SUNDAY JANUARY 19TH Donizetti, Mary Stuart These days it seems we're all now accustomed to hearing opera sung only in its original foreign tongue,and in staged performance we expect to see a readout subtitle projection of the libretto in English language translation. Yet previous generations often heard opera sung in English. Circa 1999 the British Chandos label issued an "Opera in English" CD series that included
Gaetano Donizetti's Maria Stuarda (1834) in a recording of a 1982 English language production of the opera as Mary Stuart by English National Opera. It employed Tom Hammond's translation of Giuseppe Bardoni's Italian language libretto, based on Schiller's German language play. Starring as Queen Mary Stuart is the illustrious English mezzo Dame Janet Baker. Sir Charles Mackerras conducts the English National Opera Orchestra and Chorus. Bel canto never sounded so good!

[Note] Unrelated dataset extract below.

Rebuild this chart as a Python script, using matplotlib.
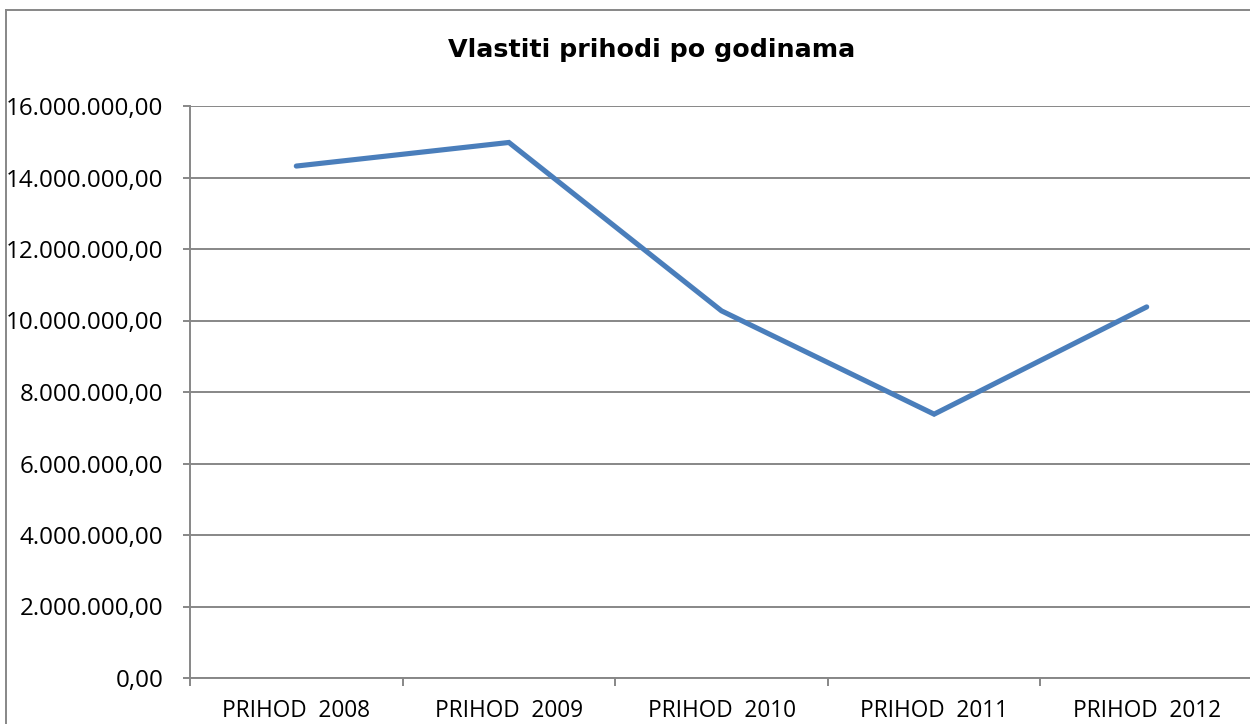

SUNDAY JANUARY 26TH Rameau, Platee This has got to be the strangest lyric theater work of the French baroque. It seems the French royal court , who attended the premiere performance at Versailles, didn't understand or appreciate Rameau's weird sense of humor as witnessed in the libretto he himself worked up in 1745 for Platee. One example of Rameau's grotesque travesty of classical myth: the nymph Platea in his hands becomes an outrageous, un-beauteous drag queen- a Divine of the eighteenth century, who is "Nymph of the swamp." Rameau introduces nonsense verse into the vocal numbers. There are extensive dance sequences, as French audiences expected in the operas of the period. (Rameau always provided excellent ballet music.) Styled a Ballet Bouffon, the score of Platee was reduced for production in the public theaters of Paris. Platee is a campy lyric comedy and (I think) a work of musical genius. It remains my personal favorite among all the operas of Jean-Philippe Rameau. Listen today to the complete restored 1749 Paris version of the score, as recorded in 1988 for the French Erato record label, with Marc Minkowski conducting Les Musiciens du Louvre and the Francoise Herr Vocal Ensemble. The role of that nymphomaniac Platee is sung by a male vocalist, countertenor Gilles Ragon. Once Erato issued Platee on CD in 1990 I wasted no time in bringing it before the listening public. I first broadcast it on Sunday, January 27, 1991 and again on Sunday, May 19, 2002. I say P[atee really deserves to be heard a third time this Sunday.